Despite those limitations, this study concludes with important suggestions and recommendations for future research. For instance, it is recommended that each design case typology must have a special opening schedule to have even better results regarding avoiding overheating in winter to improve thermal comfort and PMV besides enhancing CO₂ concentration level. Furthermore, to better understand the effect implications of the study results, future studies could parallelly utilize simulation software that can assess the effect of vegetation and greenery outside the shelters on the performance of the prototypes. Additionally, future studies could address the possibility of vertical incremental phases for shelters. Another recommendation is to investigate the impact of several passive factors such as double roof, the height of the roof, utilizing carpet in winter, and the effect of the upper floor on the performance of the ground floor.
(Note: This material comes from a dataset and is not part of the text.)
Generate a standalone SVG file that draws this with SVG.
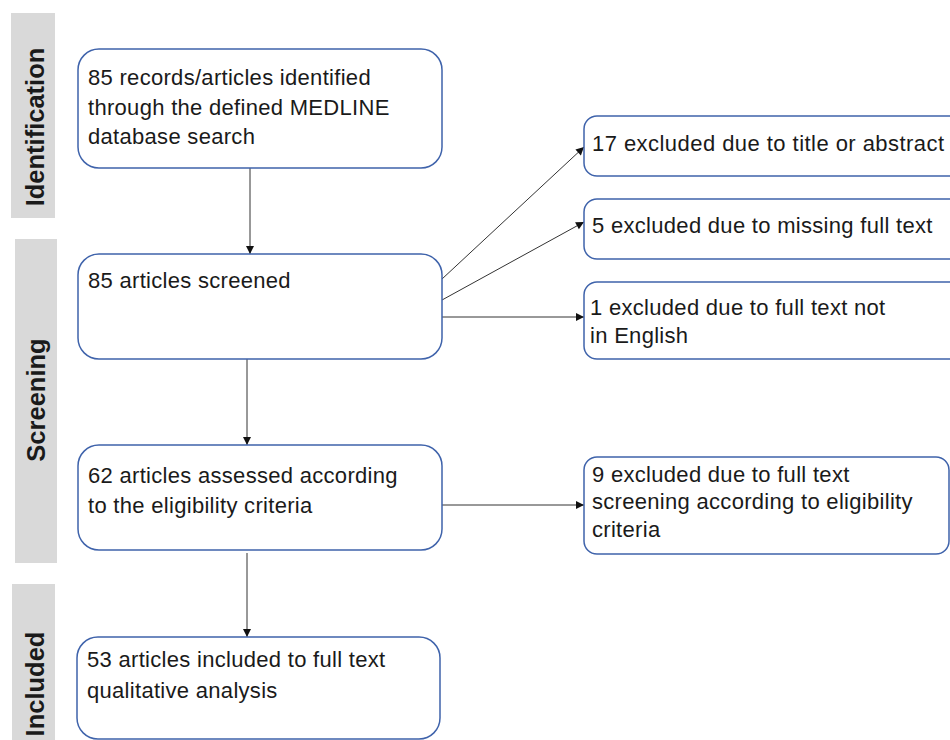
<svg xmlns="http://www.w3.org/2000/svg" width="950" height="740" viewBox="0 0 950 740">
<defs>
<marker id="ah" viewBox="0 0 10 10" refX="10" refY="5" markerWidth="9" markerHeight="8" markerUnits="userSpaceOnUse" orient="auto">
<path d="M0,0 L10,5 L0,10 z" fill="#111"/>
</marker>
<style>
.bar{fill:#d9d9d9}
.lab{font-family:"Liberation Sans",Arial,sans-serif;font-weight:bold;font-size:25.5px;fill:#1a1a1a;text-anchor:middle}
.box{fill:#fff;stroke:#3f63ab;stroke-width:1.5}
.t{font-family:"Liberation Sans",Arial,sans-serif;font-size:22px;letter-spacing:0.3px;fill:#1a1a1a}
.c{stroke:#333;stroke-width:1;fill:none;marker-end:url(#ah)}
</style>
</defs>
<rect width="950" height="740" fill="#fff"/>
<g id="phase-identification">
<rect class="bar" x="11" y="13" width="44" height="205"/>
<text class="lab" transform="translate(44,127) rotate(-90)">Identification</text>
</g>
<g id="phase-screening">
<rect class="bar" x="15" y="239" width="42" height="324"/>
<text class="lab" transform="translate(45,400) rotate(-90)">Screening</text>
</g>
<g id="phase-included">
<rect class="bar" x="12" y="584" width="43" height="160"/>
<text class="lab" transform="translate(44,684) rotate(-90)">Included</text>
</g>
<g id="connectors">
<line class="c" x1="250" y1="168" x2="250" y2="254"/>
<line class="c" x1="247" y1="359" x2="247" y2="445"/>
<line class="c" x1="247" y1="553" x2="247" y2="637"/>
<line class="c" x1="442" y1="279" x2="584" y2="147"/>
<line class="c" x1="442" y1="300" x2="584" y2="222"/>
<line class="c" x1="442" y1="317" x2="584" y2="317"/>
<line class="c" x1="442" y1="505" x2="584" y2="505"/>
</g>
<g id="n-identified">
<rect class="box" x="78" y="49" width="364" height="119" rx="21"/>
<text class="t" x="88" y="85">85 records/articles identified</text>
<text class="t" x="88" y="115">through the defined MEDLINE</text>
<text class="t" x="88" y="144">database search</text>
</g>
<g id="n-screened">
<rect class="box" x="78" y="254" width="364" height="105" rx="21"/>
<text class="t" x="88" y="288">85 articles screened</text>
</g>
<g id="n-assessed">
<rect class="box" x="78" y="445" width="364" height="105" rx="21"/>
<text class="t" x="88" y="483">62 articles assessed according</text>
<text class="t" x="88" y="513">to the eligibility criteria</text>
</g>
<g id="n-included">
<rect class="box" x="77" y="637" width="363" height="102" rx="21"/>
<text class="t" x="87" y="667">53 articles included to full text</text>
<text class="t" x="87" y="698">qualitative analysis</text>
</g>
<g id="n-excl-title">
<rect class="box" x="584" y="116" width="400" height="60" rx="13"/>
<text class="t" x="592" y="151" style="letter-spacing:0.45px">17 excluded due to title or abstract</text>
</g>
<g id="n-excl-missing">
<rect class="box" x="584" y="199" width="400" height="60" rx="13"/>
<text class="t" x="592" y="233">5 excluded due to missing full text</text>
</g>
<g id="n-excl-english">
<rect class="box" x="584" y="282" width="400" height="77" rx="13"/>
<text class="t" x="590" y="315">1 excluded due to full text not</text>
<text class="t" x="590" y="343">in English</text>
</g>
<g id="n-excl-eligibility">
<rect class="box" x="584" y="457" width="365" height="97" rx="13"/>
<text class="t" x="592" y="482">9 excluded due to full text</text>
<text class="t" x="592" y="509">screening according to eligibility</text>
<text class="t" x="592" y="537">criteria</text>
</g>
</svg>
The final recommendation for future works is to assess the impact of several other low-impact construction (LIC) materials and techniques for instance, stones, cordwood, waste materials such as car tires, and recycled bottles. Concerning the practical implication of this study, it is designed techniques and typologies would benefit the displaced people in the Middle East cultural context, especially Syrian refugees and Duhok city in the north of Iraq. Moreover, various places of the world could adopt the methodologies and construction techniques of the prototypes and study concerning displaced issues and affordable housing. Additionally, concerning theoretical implications, the study methodologies and the recommendations mentioned above could add valuable tips in the field.